Im Kampf gegen Klimawandel warten noch Schwergewichte
Das offizielle Brüssel stimmt ein in die Lobeshymnen: Es sei das beste Klimaabkommen, das je erzielt worden ist, kommentierte EU-Klimakommissar Miguel Arias Cañete gestern, Montag, das Ergebnis von Paris. Die treibende Kraft hinter der Einigung, das konnte der Spanier gar nicht genug betonen, sei „die Koalition der Ehrgeizigen“gewesen, die sich rund um die Europäische Union gefunden hatte.
Dieser Koalition ist das Ergebnis wohl tatsächlich zu einem guten Teil zu verdanken. Industrienationen wie die europäischen Länder, kleine Inselstaaten und letztlich sogar wirtschaftlich aufstrebende Staaten wie Brasilien haben sich in Paris verbündet, um ein verbindliches Abkommen möglich zu machen. Die Devise in Paris habe nicht mehr „Entwicklungsländer gegen Industriestaaten“geheißen, sagte Cañete. Anders als bei der gescheiterten Klimakonferenz in Kopenhagen hätten es jene Länder, die keine Zugeständnisse machen wollten, nicht geschafft, die Ehrgeizigen zu spalten, meinte der Kommissar. „Diesen historischen Augenblick können wir genießen.“
Wenige Tage vor dem Beginn der Klimakonferenz hatte sich der spanische Kommissar in Brüssel noch skeptisch geäußert, was die Perspektive für das Abkommen betraf. Selbst während der Verhandlungen war er nicht allzu optimistisch. „Wenn mir noch am Mittwoch jemand gesagt hätte, dass wir am Sonntag dieses Abkommen erhalten, hätte ich gesagt, Sie sind verrückt“, meinte Cañete am Montag.

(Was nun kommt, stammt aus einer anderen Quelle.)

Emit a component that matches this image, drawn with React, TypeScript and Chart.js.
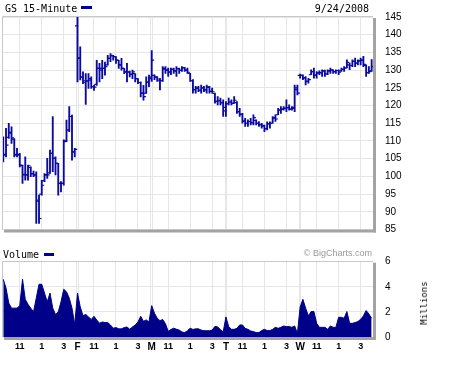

Aus Sicht der EU ist das Abkommen letztlich überaus gelungen. Europa hatte sich für das globale Bekenntnis zum Zwei-Grad-Ziel eingesetzt und für einen Mechanismus, nach dem die Fortschritte auf dem Weg dorthin regelmäßig und transparent überprüft werden.
„Wir haben fast alles bekommen, was wir wollten“, resümierte Cañete zufrieden. Einziger Wermutstropfen aus Brüsseler Sicht: Die Luft- und Seefahrt ist bei der Reduktion von Emissionen im Pariser Abkommen nicht explizit angeführt. Es sei jedoch von vornherein klar gewesen, dass man in internationalen Verhandlungen nicht hundert Prozent von dem bekommen könne, was man sich als Ziel gesetzt habe, sagte der Kommissar.
Bei allem Lob für das Pariser Abkommen ist auch in Brüssel unumstritten: Erst die Zeit wird zeigen, was die Einigung wirklich wert ist. Ob die Länder ihre Verpflichtungen zur Reduktion des CO2-Ausstoßes einhalten, soll 2018 überprüft werden. Die EU hat sich zum Ziel gesetzt, die CO2-Emissionen bis 2020 im Vergleich zum Jahr 1990 um 20 Prozent zu senken, bis 2030 dann um 40 Prozent. Ob bei den Zielen noch nachgeschärft werden muss, werde sich erst 2018 zeigen, sagte Cañete am Montag. Derzeit arbeitet die EU in mehreren Bereichen noch daran, wie Emissionen gesenkt werden können. Einer der heikelsten Punkte ist die Reform des Systems für den Handel mit Emissionszertifikaten. Zufrieden. Das beschreibt Miguel Arias Cañete bei seinem Auftritt am Montag in Brüssel wohl am besten. Der Klimakommissar ist zufrieden mit dem Ergebnis von Paris, zufrieden mit der Rolle der EU bei den Verhandlungen und zufrieden mit dem Status Europas als globaler Vorreiter in Sachen Klimaschutz. Den „historischen Augenblick“der Einigung darf der Spanier nun ruhig genießen – aber bitte nicht zu lange.
Es gibt viel zu erledigen bei der Umsetzung der Klimaziele: Das europäische System des Emissionshandels funktioniert nicht und muss reformiert werden. Neben CO2-Einsparungen in der Industrie muss die EU außerdem verstärkt auf den Verkehr setzen. Dort liegt immenses Einsparungspotenzial, das derzeit nicht genutzt wird. Der Ausstieg aus CO2-intensiven Energieformen muss forciert werden – und zwar, wie mehrere Länder finden, nicht zugunsten der Atomkraft.
Gegner gibt es bei all diesen Vorhaben und es sind keine einfachen: Schwerindustrie, Autofahrer, Atomlobby – um nur einige zu nennen. Wirklich zufrieden kann Cañete daher erst sein, wenn er ihnen gegenüber eine klare Linie gefunden hat.